In the summer, the FBI announced that a woman from Houston, Texas had been arrested in connection with making such virtual kidnap threats across three US states involving children of the intended victims from 2015. She is said to have worked in collaboration with others in Mexico. It is understood that ransoms of $28,000 (£21,000) were paid in money drops by two of the 39 victims. The charges included conspiracy to commit wire fraud and conspiracy to launder money. Although not charged with kidnapping, presumably as nobody was kidnapped, the accused still faces up to 20 years on each count should she be found guilty.

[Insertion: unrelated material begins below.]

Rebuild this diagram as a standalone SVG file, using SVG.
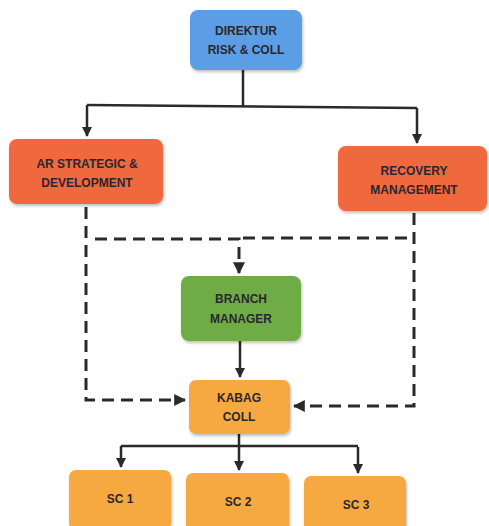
<svg xmlns="http://www.w3.org/2000/svg" width="489" height="526" viewBox="0 0 489 526">
<defs>
<marker id="ah" viewBox="0 0 10 10" refX="9" refY="5" markerWidth="4" markerHeight="4" orient="auto" markerUnits="strokeWidth">
<path d="M0,0 L10,5 L0,10 z" fill="#2a2a2a"/>
</marker>
<filter id="sh" x="-10%" y="-10%" width="125%" height="130%">
<feDropShadow dx="1" dy="2" stdDeviation="1.5" flood-color="#000" flood-opacity="0.25"/>
</filter>
</defs>
<style>
.box{stroke:none;filter:url(#sh)}
.blue{fill:#5b9ee6}
.red{fill:#f0683e}
.green{fill:#6fac45}
.orange{fill:#f6a93f}
.t{font-family:"Liberation Sans",Arial,sans-serif;font-weight:bold;font-size:12px;fill:#2a2630;text-anchor:middle}
.ln{fill:none;stroke:#2a2a2a;stroke-width:2.5}
.dash{fill:none;stroke:#2a2a2a;stroke-width:3;stroke-dasharray:12 7}
</style>
<rect width="489" height="526" fill="#fff"/>
<g id="connectors">
<path class="ln" d="M243,70 V106 M87,105 L417,108"/>
<path class="ln" d="M87,105 V136" marker-end="url(#ah)"/>
<path class="ln" d="M417,108 V143" marker-end="url(#ah)"/>
<path class="dash" d="M86,207 V400 H185" marker-end="url(#ah)"/>
<path class="dash" d="M95,239 H239 V273" marker-end="url(#ah)"/>
<path class="dash" d="M243,238 H410"/>
<path class="dash" d="M414,213 V406 H294" marker-end="url(#ah)"/>
<path class="ln" d="M240,341 V377" marker-end="url(#ah)"/>
<path class="ln" d="M239,434 V447 M121,446 H358"/>
<path class="ln" d="M121,446 V467" marker-end="url(#ah)"/>
<path class="ln" d="M239,446 V470" marker-end="url(#ah)"/>
<path class="ln" d="M358,447 V473" marker-end="url(#ah)"/>
</g>
<g id="direktur">
<rect class="box blue" x="190" y="10" width="112" height="60" rx="8"/>
<text class="t" x="246" y="35">DIREKTUR</text>
<text class="t" x="246" y="54">RISK &amp; COLL</text>
</g>
<g id="ar-strategic">
<rect class="box red" x="9" y="139" width="154" height="65" rx="8"/>
<text class="t" x="87" y="168">AR STRATEGIC &amp;</text>
<text class="t" x="87" y="187">DEVELOPMENT</text>
</g>
<g id="recovery">
<rect class="box red" x="338" y="146" width="149" height="65" rx="8"/>
<text class="t" x="414" y="175">RECOVERY</text>
<text class="t" x="414" y="194">MANAGEMENT</text>
</g>
<g id="branch-manager">
<rect class="box green" x="181" y="276" width="120" height="65" rx="8"/>
<text class="t" x="241" y="303">BRANCH</text>
<text class="t" x="241" y="323">MANAGER</text>
</g>
<g id="kabag">
<rect class="box orange" x="189" y="380" width="101" height="54" rx="7"/>
<text class="t" x="239" y="402">KABAG</text>
<text class="t" x="239" y="421">COLL</text>
</g>
<g id="sc1">
<rect class="box orange" x="69" y="470" width="102" height="60" rx="7"/>
<text class="t" x="120" y="503">SC 1</text>
</g>
<g id="sc2">
<rect class="box orange" x="186" y="473" width="103" height="60" rx="7"/>
<text class="t" x="238" y="506">SC 2</text>
</g>
<g id="sc3">
<rect class="box orange" x="304" y="476" width="102" height="60" rx="7"/>
<text class="t" x="356" y="509">SC 3</text>
</g>
</svg>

The FBI’s advice for dealing with the virtual kidnapping threat is pretty much common sense, but needs repeating as common sense can easily fly out of the window as panic flies in. Asking to speak to the supposed victim, so as to know if they are OK for instance, and if that’s not possible then request the ‘kidnapper’ calls you back using the victim’s phone. If the scammers are confident enough to try and bluff it out with a gang member pretending to be the victim, ensure you listen carefully to not only what they say bit how they say it. Ask questions that only the real person would know, and isn’t common knowledge or shared on social media. Or how about trying to contact them by phone, instant message, SMS or on social media? The FBI also advises against arguing or challenging the caller and instead remain calm and steady, and to contact law enforcement as soon as possible.

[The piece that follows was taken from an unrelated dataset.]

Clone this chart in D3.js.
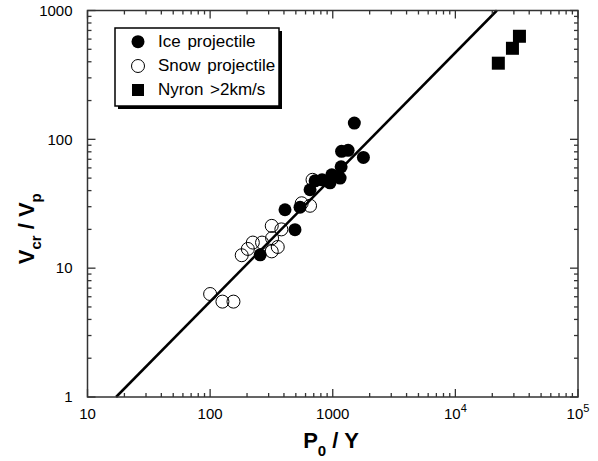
<!DOCTYPE html>
<html>
<head>
<meta charset="utf-8">
<script src="https://cdn.jsdelivr.net/npm/d3@7"></script>
<style>
  html, body { margin: 0; padding: 0; background: #fff; }
  svg { display: block; font-family: "Liberation Sans", Arial, Helvetica, sans-serif; }
</style>
</head>
<body>
<svg id="chart" width="598" height="461"></svg>
<script>
// Ice projectile impacts: [P0/Y, Vcr/Vp]
const iceX = [256, 408, 541, 492, 653, 718, 818, 982, 1148, 950, 1170, 1180, 1334, 1778, 1500];
const iceY = [12.7, 28.4, 29.7, 19.9, 40.6, 47.6, 48.5, 53.1, 50.0, 46.0, 61.2, 80.7, 82.2, 72.4, 133.7];

// Snow projectile impacts
const snowX = [100, 126, 155, 181, 203, 223, 265, 318, 318, 320, 356, 381, 558, 653, 684];
const snowY = [6.3, 5.5, 5.5, 12.6, 14.1, 15.8, 15.8, 13.5, 21.3, 17.1, 14.6, 20.0, 31.9, 30.5, 48.5];

// Nylon projectiles faster than 2 km/s
const nyronX = [22400, 29200, 33300];
const nyronY = [390, 509, 631];

// Power-law fit, drawn between its two end points
const fitX = [17.1, 21800];
const fitY = [1, 1000];

// Axis decades and their labels (base, exponent)
const xTickValues = [10, 100, 1000, 1e4, 1e5];
const xTickLabels = [["10", ""], ["100", ""], ["1000", ""], ["10", "4"], ["10", "5"]];
const yTickValues = [1, 10, 100, 1000];
const yTickLabels = ["1", "10", "100", "1000"];

const legendLabels = ["Ice projectile", "Snow projectile", "Nyron >2km/s"];

const svg = d3.select("#chart");
const pL = 87.5, pR = 578, pT = 10.5, pB = 397;

const x = d3.scaleLog().domain([10, 1e5]).range([pL, pR]);
const y = d3.scaleLog().domain([1, 1000]).range([pB, pT]);

// Fit line
const fit = fitX.map((v, i) => [v, fitY[i]]);
svg.append("path")
  .datum(fit)
  .attr("d", d3.line().x(d => x(d[0])).y(d => y(d[1])))
  .attr("fill", "none")
  .attr("stroke", "#000")
  .attr("stroke-width", 2.5);

// Frame with inward ticks on all four sides
const axisColor = "#333";
const isMajor = v => Math.abs(Math.log10(v) - Math.round(Math.log10(v))) < 1e-9;
const xMinor = x.ticks();
const yMinor = y.ticks();

function drawTicks(g, values, scale, orient) {
  values.forEach(v => {
    const len = isMajor(v) ? 8 : 4;
    const p = scale(v);
    let x1, y1, x2, y2;
    if (orient === "bottom") { x1 = x2 = p; y1 = pB; y2 = pB - len; }
    if (orient === "top") { x1 = x2 = p; y1 = pT; y2 = pT + len; }
    if (orient === "left") { y1 = y2 = p; x1 = pL; x2 = pL + len; }
    if (orient === "right") { y1 = y2 = p; x1 = pR; x2 = pR - len; }
    g.append("line").attr("x1", x1).attr("y1", y1).attr("x2", x2).attr("y2", y2)
      .attr("stroke", axisColor).attr("stroke-width", 1.3);
  });
}
const frame = svg.append("g");
frame.append("rect")
  .attr("x", pL).attr("y", pT)
  .attr("width", pR - pL).attr("height", pB - pT)
  .attr("fill", "none").attr("stroke", axisColor).attr("stroke-width", 1.5);
drawTicks(frame, xMinor, x, "bottom");
drawTicks(frame, xMinor, x, "top");
drawTicks(frame, yMinor, y, "left");
drawTicks(frame, yMinor, y, "right");

// X tick labels
const xl = svg.append("g").attr("font-size", 15).attr("fill", "#000");
xTickValues.forEach((v, i) => {
  const t = xl.append("text")
    .attr("x", x(v)).attr("y", pB + 22)
    .attr("text-anchor", "middle");
  t.append("tspan").text(xTickLabels[i][0]);
  if (xTickLabels[i][1]) {
    t.append("tspan").attr("dy", -7).attr("font-size", 11).text(xTickLabels[i][1]);
  }
});

// Y tick labels
const yl = svg.append("g").attr("font-size", 15).attr("fill", "#000");
yTickValues.forEach((v, i) => {
  yl.append("text")
    .attr("x", pL - 15).attr("y", y(v))
    .attr("dy", "0.35em")
    .attr("text-anchor", "end")
    .text(yTickLabels[i]);
});

// Axis titles
const xt = svg.append("text")
  .attr("x", 331).attr("y", 448)
  .attr("text-anchor", "middle")
  .attr("font-size", 22).attr("font-weight", "bold");
xt.append("tspan").text("P");
xt.append("tspan").attr("dy", 8).attr("font-size", 15).text("0");
xt.append("tspan").attr("dy", -8).text(" / Y");

const yt = svg.append("text")
  .attr("transform", `translate(34,${(pT + pB) / 2 + 25}) rotate(-90)`)
  .attr("text-anchor", "middle")
  .attr("font-size", 22).attr("font-weight", "bold");
yt.append("tspan").text("V");
yt.append("tspan").attr("dy", 7).attr("font-size", 15).text("cr");
yt.append("tspan").attr("dy", -7).text(" / V");
yt.append("tspan").attr("dy", 7).attr("font-size", 15).text("p");

// Data marks
const r = 6.5;
svg.append("g").selectAll("circle")
  .data(snowX.map((v, i) => [v, snowY[i]]))
  .join("circle")
  .attr("cx", d => x(d[0])).attr("cy", d => y(d[1])).attr("r", r)
  .attr("fill", "none").attr("stroke", "#000").attr("stroke-width", 1);

svg.append("g").selectAll("circle")
  .data(iceX.map((v, i) => [v, iceY[i]]))
  .join("circle")
  .attr("cx", d => x(d[0])).attr("cy", d => y(d[1])).attr("r", r)
  .attr("fill", "#000");

const sq = 13;
svg.append("g").selectAll("rect")
  .data(nyronX.map((v, i) => [v, nyronY[i]]))
  .join("rect")
  .attr("x", d => x(d[0]) - sq / 2).attr("y", d => y(d[1]) - sq / 2)
  .attr("width", sq).attr("height", sq)
  .attr("fill", "#000");

// Legend with drop shadow
const lg = svg.append("g");
const lx = 115, ly = 28, lw = 164, lh = 78;
lg.append("rect").attr("x", lx + 3).attr("y", ly + 3).attr("width", lw).attr("height", lh)
  .attr("fill", "#000");
lg.append("rect").attr("x", lx).attr("y", ly).attr("width", lw).attr("height", lh)
  .attr("fill", "#fff").attr("stroke", "#000").attr("stroke-width", 1.5);
const rowY = [46.7, 71, 95];
legendLabels.forEach((label, i) => {
  const cy = rowY[i] - 5;
  if (i === 0) lg.append("circle").attr("cx", 138).attr("cy", cy).attr("r", r).attr("fill", "#000");
  if (i === 1) lg.append("circle").attr("cx", 138).attr("cy", cy).attr("r", r)
    .attr("fill", "none").attr("stroke", "#000").attr("stroke-width", 1);
  if (i === 2) lg.append("rect").attr("x", 138 - 6).attr("y", cy - 6).attr("width", 12).attr("height", 12)
    .attr("fill", "#000");
  lg.append("text").attr("x", 158).attr("y", rowY[i])
    .attr("font-size", 17).attr("word-spacing", 2).text(label);
});
</script>
</body>
</html>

Michael Levin, unsurprisingly, advocates security awareness training in order to mitigate against the virtual kidnapping threat saying “being aware of new crimes and scams in the news is a fundamental part of security awareness training.” I’m inclined to agree with him on this one, as education and awareness has to reduce the risk of being victimised. User awareness training at work, if done properly, also extends like ripples on water out to family and friends in the form of ‘did you know about…’ conversations.